Executive Director of Clinical Operations for Kamloops, Lisa Zetes Zenatta, has confirmed to Radio NL the new UPCC at the North Hills Mall will be a separate facility, with its own staffing.
“This is it’s own stand-alone center. It is a second Urgent and Primary Care Center, which means we are looking to increase significantly the capacity. We are already at full capacity of operations [at the UPCC at Royal Inland Hospital],” said Zetes Zenatta. “We are not looking at shifting our nurses and techs and MOA’s. We will be posting new positions for them.”
Zetes Zenatta also confirming the 3.2 million dollars Interior Health has earmarked for the new UPCC is simply for construction costs, saying the overall facility is going to have a much higher price tag for annual operations.
“This is going to be net-new capacity, not a shift from one location to another,” said Zetes Zenatta. “We’re in early days in the staff planning. But what I can tell you is that I’m hopeful that we will see double the appointments available.”
A request for proposals submitted for tender by Interior Health in late November indicates the location for the new UPCC in the North Hills Mall will be roughly 800 square meters in size.

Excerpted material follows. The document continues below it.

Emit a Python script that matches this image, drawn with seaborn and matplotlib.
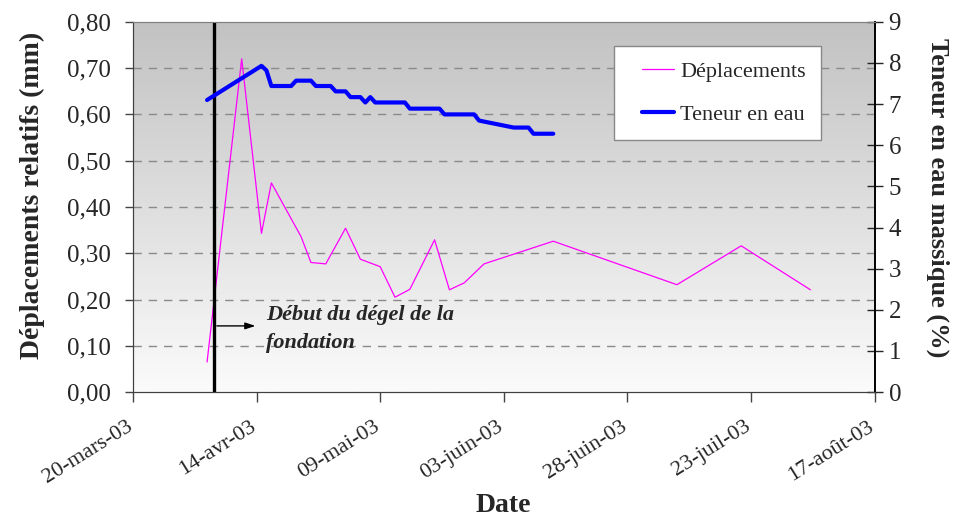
import numpy as np
import pandas as pd
import matplotlib
matplotlib.use("Agg")
import matplotlib.pyplot as plt
import matplotlib.dates as mdates
import matplotlib.transforms as mtransforms
from matplotlib.ticker import FuncFormatter, MultipleLocator
from matplotlib.legend_handler import HandlerLine2D
import seaborn as sns

# Déplacements relatifs (mm)
disp_dates = ['2003-04-04', '2003-04-11', '2003-04-15', '2003-04-17', '2003-04-23',
              '2003-04-25', '2003-04-28', '2003-05-02', '2003-05-05', '2003-05-09',
              '2003-05-12', '2003-05-15', '2003-05-20', '2003-05-23', '2003-05-26',
              '2003-05-30', '2003-06-13', '2003-07-08', '2003-07-21', '2003-08-04']
disp_vals = [0.065, 0.720, 0.343, 0.452, 0.336, 0.280, 0.277, 0.354, 0.287, 0.271,
             0.205, 0.222, 0.329, 0.221, 0.236, 0.277, 0.326, 0.232, 0.316, 0.221]

# Teneur en eau massique (%)
water_dates = ['2003-04-04', '2003-04-15', '2003-04-16', '2003-04-17', '2003-04-21',
               '2003-04-22', '2003-04-25', '2003-04-26', '2003-04-29', '2003-04-30',
               '2003-05-02', '2003-05-03', '2003-05-05', '2003-05-06', '2003-05-07',
               '2003-05-08', '2003-05-14', '2003-05-15', '2003-05-21', '2003-05-22',
               '2003-05-28', '2003-05-29', '2003-06-05', '2003-06-08', '2003-06-09',
               '2003-06-13']
water_vals = [7.10, 7.93, 7.82, 7.44, 7.44, 7.57, 7.57, 7.44, 7.44, 7.31,
              7.31, 7.17, 7.17, 7.04, 7.17, 7.04, 7.04, 6.89, 6.89, 6.75,
              6.75, 6.60, 6.43, 6.43, 6.28, 6.28]

thaw_date = '2003-04-05'
x_start, x_end = '2003-03-20', '2003-08-17'
mois = {3: 'mars', 4: 'avr', 5: 'mai', 6: 'juin', 7: 'juil', 8: 'août'}

df_disp = pd.DataFrame({'Date': pd.to_datetime(disp_dates), 'val': disp_vals})
df_water = pd.DataFrame({'Date': pd.to_datetime(water_dates), 'val': water_vals})

sns.set_style("ticks")
plt.rcParams['font.family'] = ['Liberation Serif', 'DejaVu Serif']

fig = plt.figure(figsize=(9.56, 5.2), dpi=100)
ax = fig.add_axes([0.139, 0.246, 0.776, 0.712])
ax2 = ax.twinx()

# gradient background
grad = np.linspace(0, 1, 256).reshape(-1, 1)
cmap = matplotlib.colors.LinearSegmentedColormap.from_list('g', ['#fbfbfb', '#c2c2c2'])
ax.imshow(grad, aspect='auto', cmap=cmap, origin='lower', extent=[0, 1, 0, 1],
          transform=ax.transAxes, zorder=-10)

sns.lineplot(data=df_disp, x='Date', y='val', ax=ax, color='#ff00ff', linewidth=0.9,
             label='Déplacements', legend=False)
sns.lineplot(data=df_water, x='Date', y='val', ax=ax2, color='#0000ff', linewidth=3,
             label='Teneur en eau', legend=False, solid_capstyle='round', solid_joinstyle='round')

thaw = pd.Timestamp(thaw_date) + pd.Timedelta(hours=10)
ax.axvline(thaw, color='black', linewidth=2.4, zorder=5)

ax.set_xlim(pd.Timestamp(x_start), pd.Timestamp(x_end))
ax.set_ylim(0, 0.8)
ax2.set_ylim(0, 9)

ax.set_xticks(pd.date_range(x_start, x_end, freq='25D'))
ax.xaxis.set_major_formatter(FuncFormatter(
    lambda v, p: (lambda d: f"{d.day:02d}-{mois[d.month]}-{d.strftime('%y')}")(mdates.num2date(v))))
ax.yaxis.set_major_locator(MultipleLocator(0.1))
ax.yaxis.set_major_formatter(FuncFormatter(lambda v, p: f"{v:.2f}".replace('.', ',')))
ax2.yaxis.set_major_locator(MultipleLocator(1))

for y in np.arange(0.1, 0.75, 0.1):
    ax.axhline(y, color='#8a8a8a', linewidth=1, linestyle=(0, (6, 5)), zorder=-5)

ax.tick_params(axis='y', direction='out', length=6, width=1, labelsize=18, pad=10, color='#444444')
ax.tick_params(axis='x', direction='out', length=7, width=1, labelsize=16, pad=11, color='#444444')
ax2.tick_params(axis='y', direction='inout', length=12, width=1, labelsize=18, pad=4)
shift = mtransforms.ScaledTranslation(-7 / 100, 0, fig.dpi_scale_trans)
for lab in ax.get_xticklabels():
    lab.set_rotation(32)
    lab.set_ha('right')
    lab.set_rotation_mode('anchor')
    lab.set_transform(lab.get_transform() + shift)

for a in (ax, ax2):
    a.spines['top'].set_color('#808080')
    a.spines['left'].set_color('#404040')
    a.spines['bottom'].set_color('#404040')
    a.spines['right'].set_color('black')
    a.spines['right'].set_linewidth(1.2)

ax.set_xlabel('Date', fontsize=20, fontweight='bold')
ax.xaxis.set_label_coords(0.5, -0.272)
ax.set_ylabel('Déplacements relatifs (mm)', fontsize=20, fontweight='bold')
ax.yaxis.set_label_coords(-0.118, 0.53)
ax2.set_ylabel('Teneur en eau massique (%)', fontsize=19, fontweight='bold', rotation=-90)
ax2.yaxis.set_label_coords(1.1, 0.525)

# annotation
ax.annotate('', xy=(pd.Timestamp('2003-04-14') + pd.Timedelta(hours=8), 0.143),
            xytext=(thaw, 0.143),
            arrowprops=dict(arrowstyle='-|>,head_width=0.2,head_length=0.6', color='black', lw=1))
ax.text(pd.Timestamp('2003-04-16'), 0.136, 'Début du dégel de la\nfondation', fontsize=16,
        fontweight='bold', fontstyle='italic', ha='left', va='center', linespacing=1.55,
        zorder=6)

handles = ax.get_lines()[:1] + ax2.get_lines()[:1]
leg = ax2.legend(handles, ['Déplacements', 'Teneur en eau'], loc='upper left',
                 bbox_to_anchor=(0.648, 0.935), fontsize=16, frameon=True, fancybox=False,
                 edgecolor='#888888', framealpha=1, handlelength=2.0, labelspacing=1.0,
                 borderpad=0.7, borderaxespad=0, handletextpad=0.3,
                 handler_map={h: HandlerLine2D(xpad=0.6) for h in handles})
leg.get_frame().set_linewidth(1)

fig.savefig('out.png', dpi=100)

The large-scale work space is where medical personnel would provide non-emergency medical care, with expectations it could open in about a year’s time.
“The project will support two guiding Primary Care goals from Ministry of Health,” states the RFP, which closed on December 22nd.
“Enhancing the quality and value of the care experienced both by individual patients and specific populations; and improving the performance of the health care system both in terms of the quality of clinical services, linked to meaningful clinical outcomes, as well as improving the overall system efficiency and productivity based on health outcomes achieved per dollar spent,” stated the RFP.